The panel brings together a growing international and interdisciplinary network of anthropologists engaged in the burgeoning field of multimodal ethnography to address issues related to the selection, curation, production, review, dissemination and consumption of audio-visual and other compositions.

Long abstract:

Recent years have seen a burgeoning interest in multimodal research in anthropology, as well as cognate disciplines. As a visual, aural, inventive, artistic, and experimental practice that takes place within and beyond the academy, multimodal ethnography, calls for a new scholarship and pedagogical languages and practices to support its flourishing. While this field of research and practice has a long and diverse history, it is currently undergoing something of a 'coming of age' and we aim to explore this liminal space and its tropes.
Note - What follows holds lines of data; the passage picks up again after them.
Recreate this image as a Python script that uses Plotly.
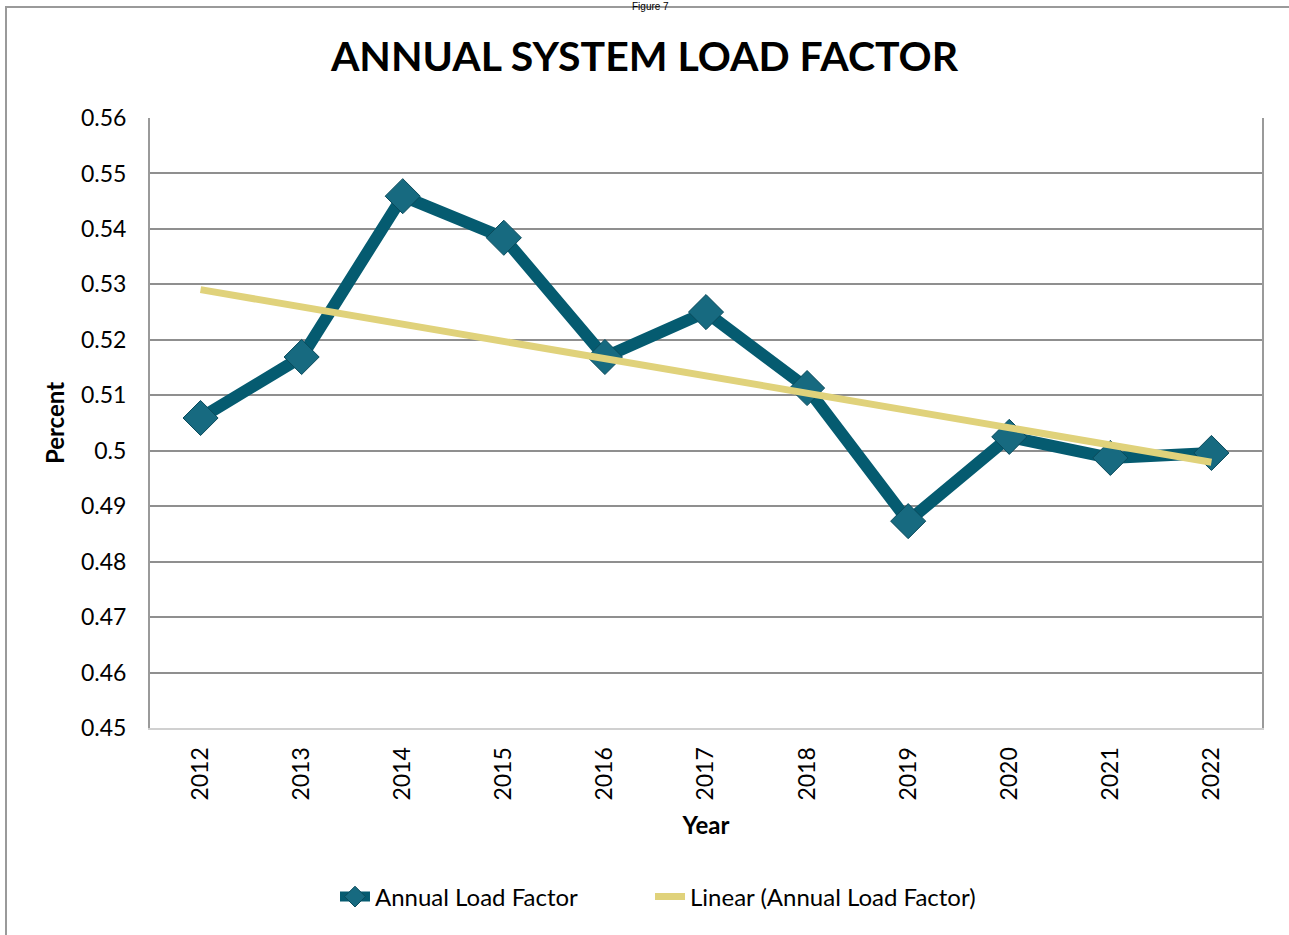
import numpy as np
import plotly.graph_objects as go

years = ["2012", "2013", "2014", "2015", "2016", "2017", "2018", "2019", "2020", "2021", "2022"]
load_factor = [0.5059, 0.5169, 0.5459, 0.5384, 0.5169, 0.5250, 0.5113, 0.4873, 0.5025, 0.4987, 0.4996]
y_ticks = [0.45, 0.46, 0.47, 0.48, 0.49, 0.5, 0.51, 0.52, 0.53, 0.54, 0.55, 0.56]
y_tick_labels = ["0.45", "0.46", "0.47", "0.48", "0.49", "0.5", "0.51", "0.52", "0.53", "0.54", "0.55", "0.56"]

idx = np.arange(len(years))
slope, intercept = np.polyfit(idx, load_factor, 1)
trend = list(intercept + slope * idx)

FONT = "Lato"
W, H = 1289, 935
L, R, T, B = 150, 27, 118, 207
pw, ph = W - L - R, H - T - B

def px_x(x):
    return (x - L) / pw

def px_y(y):
    return (H - B - y) / ph

fig = go.Figure()
fig.add_trace(go.Scatter(
    x=years, y=load_factor, mode="lines+markers", name="Annual Load Factor",
    line=dict(color="#055b70", width=12), legend="legend",
    marker=dict(symbol="diamond", size=27, color="#176a80", line=dict(color="#0a4b5c", width=1)),
))
fig.add_trace(go.Scatter(
    x=years, y=trend, mode="lines", name="Linear (Annual Load Factor)",
    line=dict(color="#e0d27b", width=7), legend="legend2",
))

legend_common = dict(orientation="h", xanchor="left", y=px_y(897), yanchor="middle",
                     font=dict(size=24, family=FONT), bgcolor="rgba(0,0,0,0)")

fig.update_layout(
    width=W, height=H,
    margin=dict(l=L, r=R, t=T, b=B),
    paper_bgcolor="white", plot_bgcolor="white",
    font=dict(family=FONT, color="black", size=23),
    title=dict(text="<b>ANNUAL SYSTEM LOAD FACTOR</b>", x=0.5, xanchor="center",
               y=1 - 57 / H, yanchor="middle", font=dict(size=41, family=FONT, color="black")),
    showlegend=True,
    legend=dict(x=px_x(335), **legend_common),
    legend2=dict(x=px_x(650), **legend_common),
    xaxis=dict(type="category", range=[-0.5, len(years) - 0.5], showgrid=False,
               showline=True, linecolor="#d0d0d0", linewidth=2,
               tickangle=-90, ticks="", tickfont=dict(size=23), ticklabelstandoff=8,
               title=dict(text="<b>Year</b>", font=dict(size=24), standoff=18)),
    yaxis=dict(range=[0.45, 0.56], tickvals=y_ticks, ticktext=y_tick_labels,
               showgrid=True, gridcolor="#8f8f8f", gridwidth=2,
               showline=True, linecolor="#9a9a9a", linewidth=2, mirror=True,
               ticks="", ticklen=0, tickfont=dict(size=23), zeroline=False, ticklabelstandoff=17,
               title=dict(text="<b>Percent</b>", font=dict(size=24), standoff=10)),
    shapes=[dict(type="rect", xref="paper", yref="paper",
                 x0=px_x(6), x1=px_x(1300), y0=px_y(945), y1=px_y(7),
                 line=dict(color="#9a9a9a", width=2), fillcolor="rgba(0,0,0,0)", layer="below")],
    annotations=[dict(text="Figure 7", xref="paper", yref="paper", x=px_x(650), y=px_y(6),
                      xanchor="center", yanchor="middle", showarrow=False,
                      font=dict(size=10, family="Liberation Sans", color="black"))],
)

fig.write_html("out.html", config={"displayModeBar": False},
               post_script="document.body.style.margin='0';")
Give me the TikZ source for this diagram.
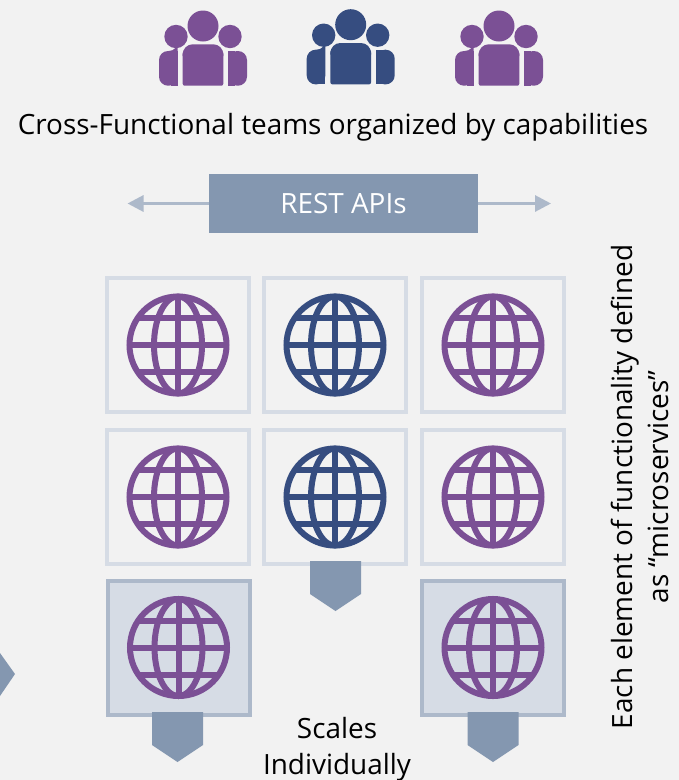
\documentclass[tikz,border=0pt]{standalone}
\usepackage{fontspec}
\setmainfont{Open Sans}
\definecolor{bgcol}{HTML}{F2F2F2}
\definecolor{purplecol}{HTML}{7B5095}
\definecolor{navycol}{HTML}{364D80}
\definecolor{slatecol}{HTML}{8497B0}
\definecolor{paleslate}{HTML}{ADB9CA}
\definecolor{palecol}{HTML}{D6DCE5}
\usetikzlibrary{arrows.meta}
\tikzset{
    cellbox/.style={draw=palecol, line width=4pt, minimum width=142pt, minimum height=134pt, inner sep=0pt},
    scaledbox/.style={cellbox, draw=paleslate, fill=palecol},
    restbox/.style={fill=slatecol, text=white, minimum width=269pt, minimum height=59pt, inner sep=0pt, font=\fontsize{27.9}{33}\selectfont},
    restline/.style={draw=paleslate, line width=3pt, -{Triangle[length=16pt, width=16pt]}},
    caption/.style={font=\fontsize{27.9}{35.5}\selectfont, align=center, inner sep=0pt},
    pics/globe/.style={code={
        \draw[#1, line width=6pt] (0,0) circle (48.5);
        \draw[#1, line width=6pt] (0,0) ellipse (24 and 48.5);
        \draw[#1, line width=6pt] (0,-48.5)--(0,48.5);
        \draw[#1, line width=6pt] (-48.5,0)--(48.5,0);
        \draw[#1, line width=6pt] (-40,-27)--(40,-27);
        \draw[#1, line width=6pt] (-40,27)--(40,27);
    }},
    pics/team/.style={code={
        \fill[#1] (0,0) circle (15.5);
        \fill[#1] (-27,10.5) circle (11.7);
        \fill[#1] (27,10.5) circle (11.7);
        \fill[#1, rounded corners=10pt] (-20.3,30)--(-20.3,18.3)--(20.3,18.3)--(20.3,30);
        \fill[#1, rounded corners=2pt] (-20.3,25)--(-20.3,59.7)--(20.3,59.7)--(20.3,25)--cycle;
        \fill[#1, rounded corners=9pt] (-25.3,25)--(-25.3,25)--(-44,25)--(-44,59.7)--(-25.3,59.7)--cycle;
        \fill[#1, rounded corners=9pt] (25.3,25)--(44,25)--(44,59.7)--(25.3,59.7)--cycle;
        \fill[#1] (-25.3,25) rectangle (-32,59.7);
        \fill[#1] (25.3,25) rectangle (32,59.7);
    }},
}
\newcommand{\scalearrow}[3]{\fill[slatecol] (#1-25.5,#2)--(#1+25.5,#2)--(#1+25.5,#3-17)--(#1,#3)--(#1-25.5,#3-17)--cycle;}
\begin{document}
\begin{tikzpicture}[x=1pt, y=-1pt]
    \fill[bgcol] (0,0) rectangle (679,780);
    \useasboundingbox (0,0) rectangle (679,780);

    % teams
    \pic at (203,26) {team=purplecol};
    \pic at (350.7,24.7) {team=navycol};
    \pic at (499,26) {team=purplecol};
    \node[caption] (teams) at (333,127) {Cross-Functional teams organized by capabilities};

    % apis
    \node[restbox] (rest) at (343.5,203.5) {REST APIs};
    \coordinate (restl) at (127.5,203.5);
    \coordinate (restr) at (551,203.5);
    \draw[restline] (rest)--(restl);
    \draw[restline] (rest)--(restr);

    % services
    \node[cellbox] (c11) at (178,345) {};
    \node[cellbox] (c12) at (335,345) {};
    \node[cellbox] (c13) at (493,345) {};
    \node[cellbox] (c21) at (178,497) {};
    \node[cellbox] (c22) at (335,497) {};
    \node[cellbox] (c23) at (493,497) {};
    \node[scaledbox] (c31) at (178.5,647.5) {};
    \node[scaledbox] (c33) at (493,647.5) {};
    \pic at (c11) {globe=purplecol};
    \pic at (c12) {globe=navycol};
    \pic at (c13) {globe=purplecol};
    \pic at (c21) {globe=purplecol};
    \pic at (c22) {globe=navycol};
    \pic at (c23) {globe=purplecol};
    \pic at (c31) {globe=purplecol};
    \pic at (c33) {globe=purplecol};

    % scaling
    \scalearrow{335.5}{561}{611}
    \scalearrow{177.5}{712}{762}
    \scalearrow{493}{712}{762}
    \fill[slatecol] (0,653)--(15,674)--(0,696)--cycle;
    \node[caption] (scales) at (337,749) {Scales\\Individually};
    \node[caption, rotate=90] (each) at (640,487) {Each element of functionality defined\\as ``microservices''};
\end{tikzpicture}
\end{document}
This panel brings together a growing international and interdisciplinary network of multimodal ethnographers, to address issues pertinent to the nurturing of this rapidly expanding field including but not limited to the role of the following in multimedia and multimodal anthropological compositions: the role of production, curation and re-presentation; the appreciation, re-view and feedback of audio-visual compositions; the sites of knowledge and power; the collaborative, transformative, and unfolding temporalities of production; audiences, publics, and other collectivities. The panel is supported by the online, open access journal entanglements: experiments in multimodal ethnography, and its growing network. The panel is also a precursor to an application for a more permanent 'multimodal ethnography' EASA network. The "Nearly Carbon Neutral" and pre-recorded presentation formats will be adopted so as to enable scholars, who may not have the means to attend, to participate, and to encourage creative presentations especially given the panel's focus on multimodality.